[PATCH 0/2] sched/fair: Reduce nohz_idle_balance CPU overhead on large systems
From: Imran Khan
Date: Tue Apr 21 2026 - 01:07:02 EST
On large systems (700+ CPUs, 350+ CPUs in root sched_domain/cpuset),
nohz idle balancing can consume significant amount of CPU due to two
independent problems.
First, due to large number of CPUs there is a very good chance of
nohz.next_balance always being same or very close to current jiffies,
causing nohz idle balance work to happen on almost each tick.
Second, find_new_ilb() uses for_each_cpu_and() to iterate idle_cpus_mask
from the lowest bit, so the lowest-numbered idle CPU in the cpuset bears
the full burden of nohz ILB work and most of the times it's the same CPU.
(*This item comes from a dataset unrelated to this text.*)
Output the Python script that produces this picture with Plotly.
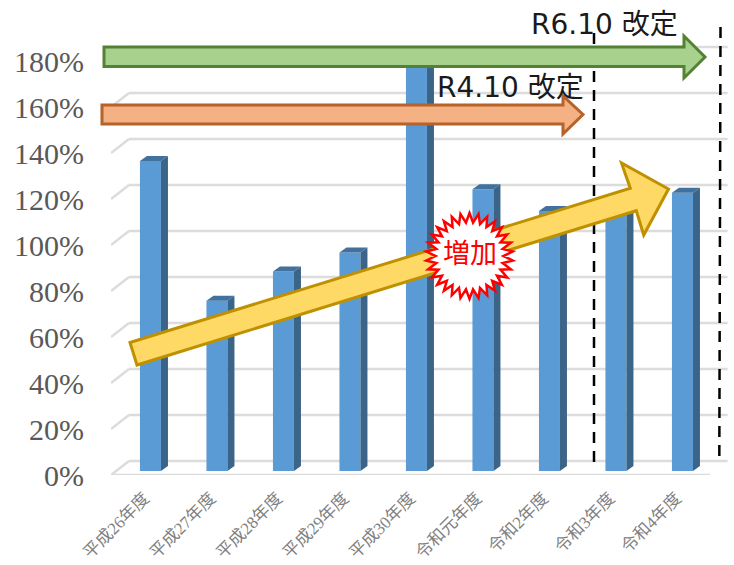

Again on large scale systems this work becomes significant and unfairly
consumes cycles of same CPU most of the times.
Patch 1 addresses the first issue by advancing nohz.next_balance based on
the number of idle CPUs and patch 2 addresses the second issue by
distributing the nohz ILB work across eligible idle CPUs.
Imran Khan (2):
sched/fair: scale nohz.next_balance according to number of idle CPUs.
sched/fair: distribute nohz ILB work across idle CPUs.
kernel/sched/fair.c | 22 ++++++++++++++++++----
1 file changed, 18 insertions(+), 4 deletions(-)
base-commit: 591cd656a1bf5ea94a222af5ef2ee76df029c1d2
--
2.34.1